DATASET EXCERPT:
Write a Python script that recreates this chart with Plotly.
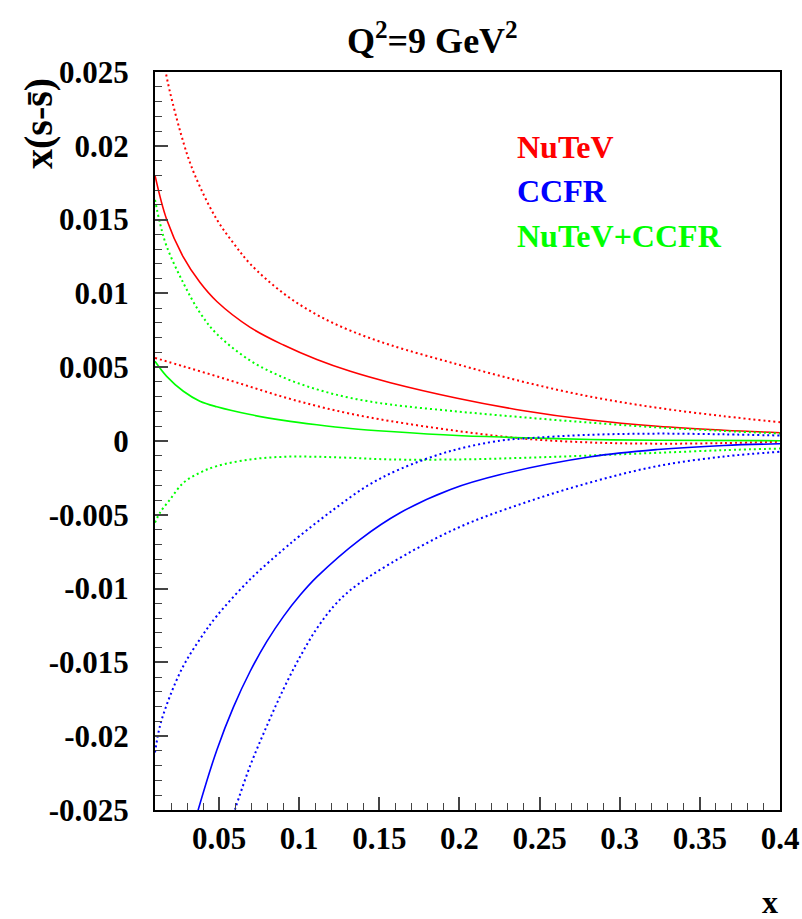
import plotly.graph_objects as go

# ---------------- data ----------------
nutev_x = [0.01, 0.0173, 0.0277, 0.038, 0.0486, 0.0694, 0.0902, 0.111, 0.1319, 0.1569, 0.1986, 0.2402, 0.2819, 0.3235, 0.365, 0.4]
nutev_c = [0.0180, 0.0150, 0.01245, 0.01075, 0.00945, 0.0077, 0.0065, 0.00552, 0.00472, 0.00395, 0.00290, 0.00205, 0.00142, 0.00100, 0.00073, 0.00056]

nutev_hi_x = [0.0155, 0.0167, 0.0298, 0.038, 0.0486, 0.059, 0.0694, 0.0902, 0.111, 0.1319, 0.1569, 0.1986, 0.2402, 0.2819, 0.3235, 0.365, 0.4]
nutev_hi = [0.0265, 0.0250, 0.0195, 0.01724, 0.0150, 0.0134, 0.0120, 0.0100, 0.00855, 0.00748, 0.0065, 0.0052, 0.0040, 0.0030, 0.00225, 0.00168, 0.00127]

nutev_lo_x = [0.01, 0.0277, 0.0486, 0.0694, 0.0902, 0.111, 0.1319, 0.1569, 0.1986, 0.2402, 0.2819, 0.3235, 0.365, 0.4]
nutev_lo = [0.00563, 0.00506, 0.00438, 0.00368, 0.00298, 0.00237, 0.00185, 0.00135, 0.00068, 0.00016, -0.0001, -0.00018, -0.00014, -0.00005]

ccfr_x = [0.0350, 0.0371, 0.0486, 0.059, 0.0694, 0.0798, 0.0902, 0.1006, 0.111, 0.1381, 0.163, 0.1944, 0.2256, 0.2819, 0.3235, 0.365, 0.4]
ccfr_c = [-0.02577, -0.02493, -0.02093, -0.01801, -0.0156, -0.01358, -0.01188, -0.01044, -0.00921, -0.00666, -0.00486, -0.00328, -0.00227, -0.00107, -0.00058, -0.0003, -0.00019]

ccfr_hi_x = [0.01, 0.0131, 0.0194, 0.0277, 0.038, 0.0486, 0.0694, 0.0902, 0.1006, 0.1214, 0.1423, 0.163, 0.1944, 0.2256, 0.2402, 0.2819, 0.3235, 0.365, 0.4]
ccfr_hi = [-0.0211, -0.0193, -0.01727, -0.01524, -0.01343, -0.01185, -0.00937, -0.00734, -0.0064, -0.00465, -0.00305, -0.0019, -0.00068, 0.00003, 0.00017, 0.00042, 0.0005, 0.00045, 0.00037]

ccfr_lo_x = [0.057, 0.06, 0.0694, 0.0798, 0.0902, 0.1006, 0.111, 0.1215, 0.1319, 0.1569, 0.1986, 0.2402, 0.2819, 0.3235, 0.365, 0.4]
ccfr_lo = [-0.02595, -0.02493, -0.0220, -0.0193, -0.0168, -0.0146, -0.0127, -0.0112, -0.0101, -0.0083, -0.0059, -0.0042, -0.0028, -0.0017, -0.00105, -0.00073]

comb_x = [0.01, 0.0173, 0.0277, 0.038, 0.0486, 0.0694, 0.0902, 0.111, 0.1319, 0.1569, 0.1986, 0.2402, 0.2819, 0.3235, 0.4]
comb_c = [0.0054, 0.00438, 0.00337, 0.0027, 0.00232, 0.00179, 0.0014, 0.0011, 0.00085, 0.00064, 0.00037, 0.00022, 0.0001, 0.00005, 0.00002]

comb_hi_x = [0.01, 0.0131, 0.0173, 0.0277, 0.038, 0.0486, 0.0694, 0.0902, 0.111, 0.1319, 0.1569, 0.1986, 0.2402, 0.2819, 0.3235, 0.365, 0.4]
comb_hi = [0.01634, 0.01476, 0.01318, 0.0107, 0.0087, 0.00725, 0.00545, 0.0043, 0.0035, 0.00292, 0.00247, 0.0020, 0.0016, 0.00124, 0.00092, 0.00068, 0.00051]

comb_lo_x = [0.01, 0.0131, 0.0194, 0.0277, 0.038, 0.0486, 0.0694, 0.0902, 0.111, 0.1319, 0.1569, 0.1986, 0.2402, 0.2819, 0.3235, 0.365, 0.4]
comb_lo = [-0.00553, -0.00486, -0.00396, -0.00283, -0.00215, -0.0017, -0.00125, -0.00107, -0.00107, -0.00114, -0.00125, -0.00125, -0.00114, -0.00098, -0.0008, -0.00062, -0.00051]

legend_names = ["NuTeV", "CCFR", "NuTeV+CCFR"]

x_tickvals = [0.05, 0.1, 0.15, 0.2, 0.25, 0.3, 0.35, 0.4]
x_ticktext = ["0.05", "0.1", "0.15", "0.2", "0.25", "0.3", "0.35", "0.4"]
y_tickvals = [0.025, 0.02, 0.015, 0.01, 0.005, 0.0, -0.005, -0.01, -0.015, -0.02, -0.025]
y_ticktext = ["0.025", "0.02", "0.015", "0.01", "0.005", "0", "-0.005", "-0.01", "-0.015", "-0.02", "-0.025"]

# ---------------- styling ----------------
RED, BLUE, GREEN = "#ff0000", "#0000ff", "#00ff00"
FONT = "Liberation Serif"

fig = go.Figure()

def add(x, y, color, dotted):
    fig.add_trace(go.Scatter(
        x=x, y=y, mode="lines", line_shape="spline",
        line=dict(color=color, width=2.0 if dotted else 1.6,
                  dash="2px,3px" if dotted else "solid"),
        showlegend=False, hoverinfo="skip"))

add(nutev_hi_x, nutev_hi, RED, True)
add(nutev_lo_x, nutev_lo, RED, True)
add(nutev_x, nutev_c, RED, False)
add(comb_hi_x, comb_hi, GREEN, True)
add(comb_lo_x, comb_lo, GREEN, True)
add(comb_x, comb_c, GREEN, False)
add(ccfr_hi_x, ccfr_hi, BLUE, True)
add(ccfr_lo_x, ccfr_lo, BLUE, True)
add(ccfr_x, ccfr_c, BLUE, False)

W, H = 802, 919
L, R, T, B = 155, 22, 72, 109
PW, PH = W - L - R, H - T - B

def px(xp):
    return (xp - L) / PW

def py(yp):
    return (H - B - yp) / PH

fig.update_layout(
    width=W, height=H,
    margin=dict(l=L, r=R, t=T, b=B, autoexpand=False),
    paper_bgcolor="white", plot_bgcolor="white",
    font=dict(family=FONT, size=31, color="black"),
    xaxis=dict(
        range=[0.01, 0.4], showgrid=False, zeroline=False, automargin=False,
        showline=True, linecolor="black", linewidth=2, mirror=True,
        ticks="inside", ticklen=13, tickwidth=1.5, tickcolor="#444",
        tickvals=x_tickvals, ticktext=x_ticktext,
        tickfont=dict(family=FONT, size=31, weight="bold"),
        minor=dict(ticks="inside", ticklen=7, tickwidth=1.2, tickcolor="#444", dtick=0.01, tick0=0.0),
    ),
    yaxis=dict(
        range=[-0.025, 0.025], showgrid=False, zeroline=False, automargin=False,
        showline=True, linecolor="black", linewidth=2, mirror=True,
        ticks="inside", ticklen=13, tickwidth=1.5, tickcolor="#444",
        tickvals=y_tickvals, ticktext=y_ticktext,
        tickfont=dict(family=FONT, size=31, weight="bold"),
        ticklabelstandoff=18,
        minor=dict(ticks="inside", ticklen=7, tickwidth=1.2, tickcolor="#444", dtick=0.001, tick0=0.0),
    ),
)

# title
fig.add_annotation(text="<b>Q<sup>2</sup>=9 GeV<sup>2</sup></b>", xref="paper", yref="paper",
                   x=px(432), y=py(38), showarrow=False,
                   font=dict(family=FONT, size=36, color="black"),
                   xanchor="center", yanchor="middle")

# legend-like text labels
legend_colors = [RED, BLUE, GREEN]
legend_y = [147, 191, 236]
for name, col, yy in zip(legend_names, legend_colors, legend_y):
    fig.add_annotation(text="<b>" + name + "</b>", xref="paper", yref="paper",
                       x=px(515), y=py(yy), showarrow=False,
                       xanchor="left", yanchor="middle",
                       font=dict(family=FONT, size=32, color=col))

# axis titles
fig.add_annotation(text="<b>x</b>", xref="paper", yref="paper",
                   x=px(770), y=py(902), showarrow=False,
                   xanchor="center", yanchor="middle",
                   font=dict(family=FONT, size=32, color="black"))
fig.add_annotation(text="<b>x(s-s\u0304)</b>", xref="paper", yref="paper",
                   x=px(38), y=py(124), showarrow=False,
                   xanchor="center", yanchor="middle", textangle=-90,
                   font=dict(family=FONT, size=40, color="black"))

fig.write_html("out.html")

EXERCISE AIM: Please extract exactly the lines of the data, from the first through the line containing "import plotly.graph_objects as go", and add no pictures to the copy.

THE RESULT:
Write a Python script that recreates this chart with Plotly.
import plotly.graph_objects as go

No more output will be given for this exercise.